IMAX has been around for years, but it has really started to expand in the last 5-10. Film after film are now being refitted for IMAX and people are flocking to the theaters. Christopher Nolan boosted IMAX popularity even more when he filmed parts of the sequel to the Batman reboot, The Dark Knight, on IMAX cameras, a first in Hollywood. Michael Bay followed suit with parts of Transformers 2, showing audiences just how tall Optimus Prime would appear if he were real. This heightened sense of scale aided enormously in the audiences enjoyment of the film and brought forth the idea of IMAX taking over conventional theaters and becoming the new standard. 35mm has been around forever and is no longer as mesmerizing and untouchable as it once was, it’s time for IMAX and IMAX Digital to step up.
But of course the obvious response is cost. Building the IMAX theaters, converting the older conventional theaters, and the ticket prices that go along with IMAX viewings. Well for one this would not happen over night, there are definite economics issues that need to be addressed. IMAX prices are way to high. In New York City, IMAX 3D tickets are going up to 19.50! That is absolute insanity. Ticket prices for IMAX need to be lowered by as much as 7 dollars in order to have a shot at replacing established multiplexes. Now I bet some of you are saying “35mm is just fine” “we don’t need IMAX” “this is all too expensive” and I’ll counter that with a simple No.
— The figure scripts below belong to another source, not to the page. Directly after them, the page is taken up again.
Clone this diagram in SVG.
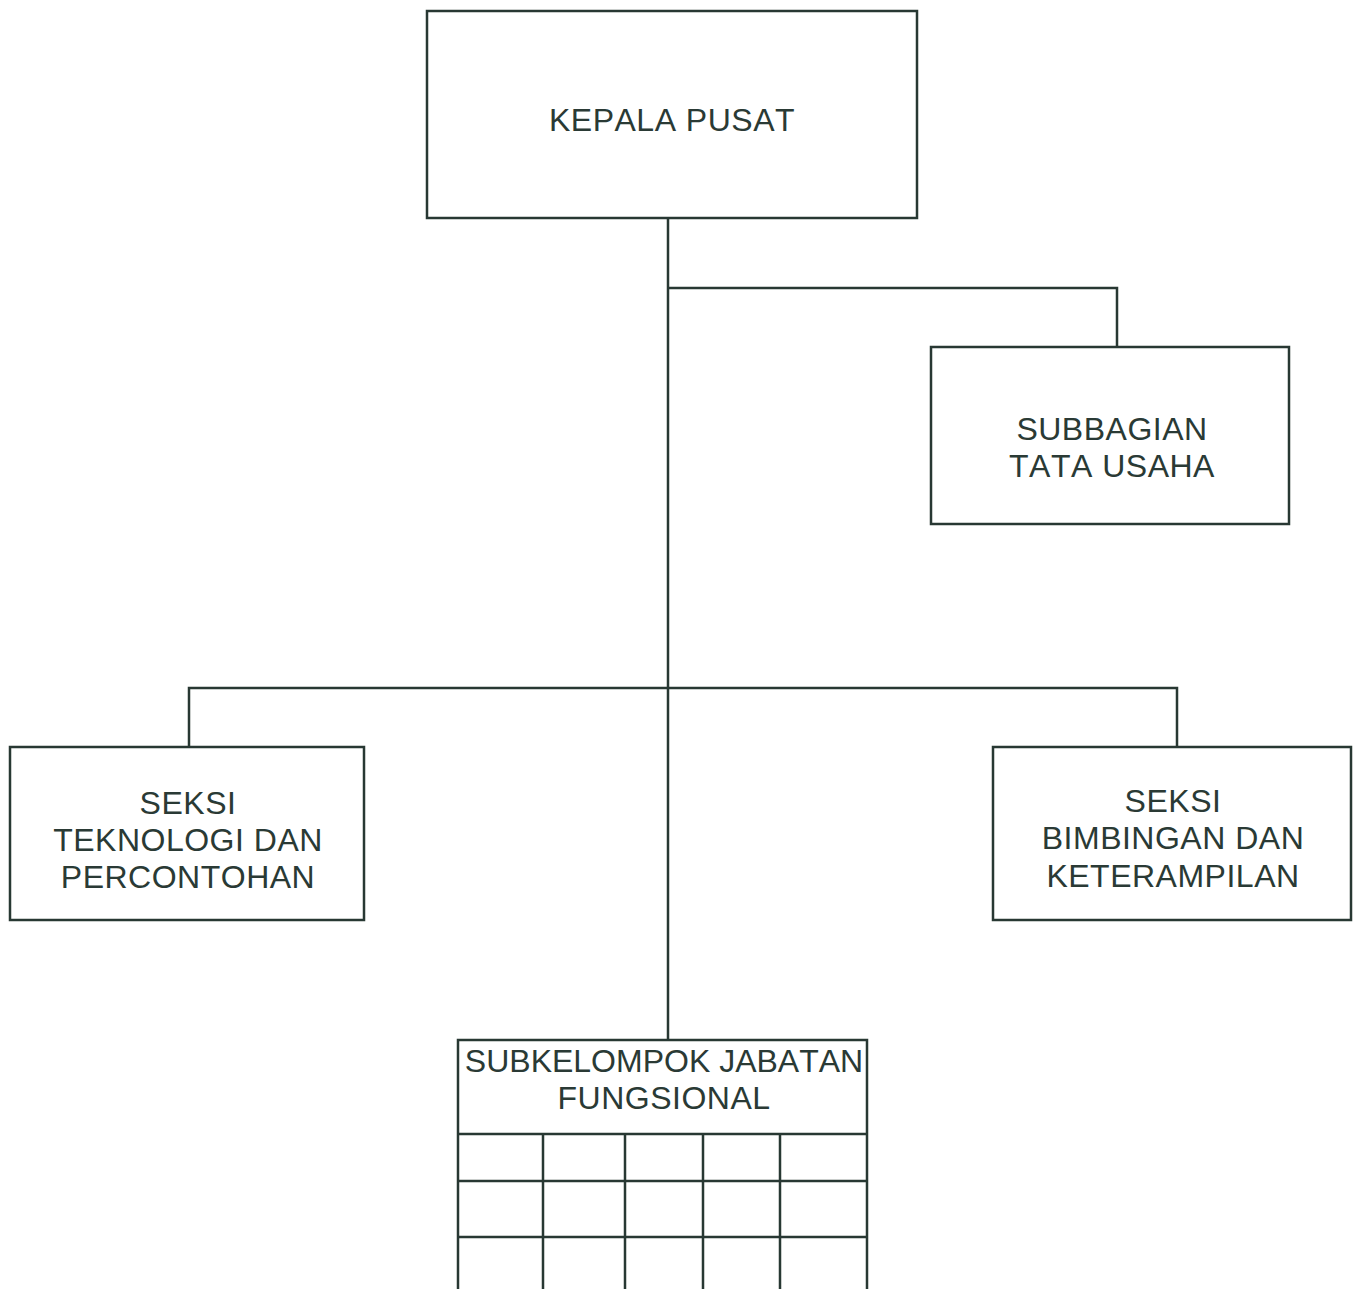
<svg xmlns="http://www.w3.org/2000/svg" width="1354" height="1289" viewBox="0 0 1354 1289">
<style>
.box{fill:none;stroke:#283833;stroke-width:2.5}
.ln{fill:none;stroke:#283833;stroke-width:2.5}
.t{font-family:"Liberation Sans",Arial,sans-serif;font-size:32px;fill:#2a3a35;text-anchor:middle;font-kerning:none;letter-spacing:0.5px}
</style>
<rect width="1354" height="1289" fill="#ffffff"/>
<g id="connectors">
<path class="ln" d="M668 218 V1040"/>
<path class="ln" d="M668 288 H1117 V347"/>
<path class="ln" d="M189 747 V688 H1177 V747"/>
</g>
<g id="kepala-pusat">
<rect class="box" x="427" y="11" width="490" height="207"/>
<text class="t" x="672" y="131">KEPALA PUSAT</text>
</g>
<g id="subbagian-tata-usaha">
<rect class="box" x="931" y="347" width="358" height="177"/>
<text class="t" x="1112" y="440">SUBBAGIAN</text>
<text class="t" x="1112" y="477">TATA USAHA</text>
</g>
<g id="seksi-teknologi">
<rect class="box" x="10" y="747" width="354" height="173"/>
<text class="t" x="188" y="814">SEKSI</text>
<text class="t" x="188" y="851">TEKNOLOGI DAN</text>
<text class="t" x="188" y="888">PERCONTOHAN</text>
</g>
<g id="seksi-bimbingan">
<rect class="box" x="993" y="747" width="358" height="173"/>
<text class="t" x="1173" y="812">SEKSI</text>
<text class="t" x="1173" y="849">BIMBINGAN DAN</text>
<text class="t" x="1173" y="887">KETERAMPILAN</text>
</g>
<g id="subkelompok-jabatan-fungsional">
<path class="box" d="M458 1292 V1040 H867 V1292"/>
<text class="t" x="664" y="1072" style="letter-spacing:0">SUBKELOMPOK JABATAN</text>
<text class="t" x="664" y="1109">FUNGSIONAL</text>
<path class="ln" d="M458 1134 H867 M458 1181 H867 M458 1237 H867 M543 1134 V1292 M625 1134 V1292 M703 1134 V1292 M780 1134 V1292"/>
</g>
</svg>
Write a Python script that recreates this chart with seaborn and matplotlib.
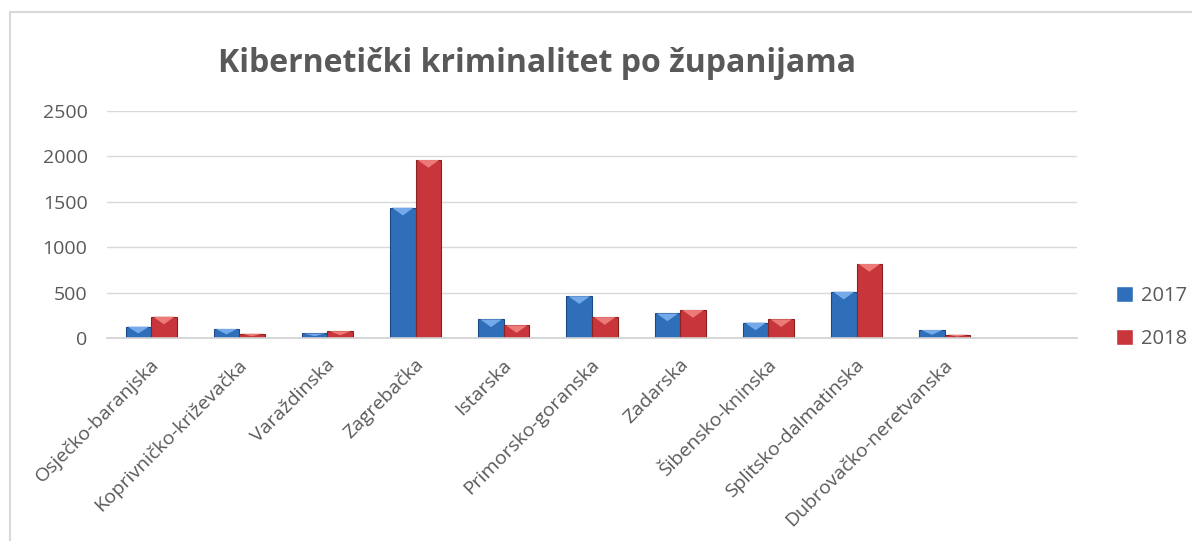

People are tired of going to the theater and having to deal with high food and beverage prices, rude folks who talk through-out the entire film, and overall lack of control for an experience that they feel they can replicate in their house. With companies like Sharp making 100+ inch TVs there’s only a matter of time people stop going to their local cinema in favor of their massive flat screen and iTunes movie subscriptions. What IMAX does is it gives consumers an experience they can’t dream of replicating, unless they’ve got Steven Spielberg money. At say $12.50-15.00 for IMAX experience, people will feel as though they’re not being entirely ripped off.
Christopher Nolan has said “There’s simply nothing like seeing a movie that way…it’s more immersive for the audience. I wish I could shoot the entire thing this way.” and Jon Favreau, director of the Iron Man franchise, stated in an interview with Aintitcool.com “Yeah, I loved watching DARK KNIGHT in the IMAX format. It’s the first time I saw a movie in that format that wasn’t made just for IMAX. And a lot of it I think was very, I think it was very effective.” The filmmakers of tomorrow are very excited about the format and if IMAX can get the prices down and continue expanding, they can very easily become the saviors of the Movie Theater.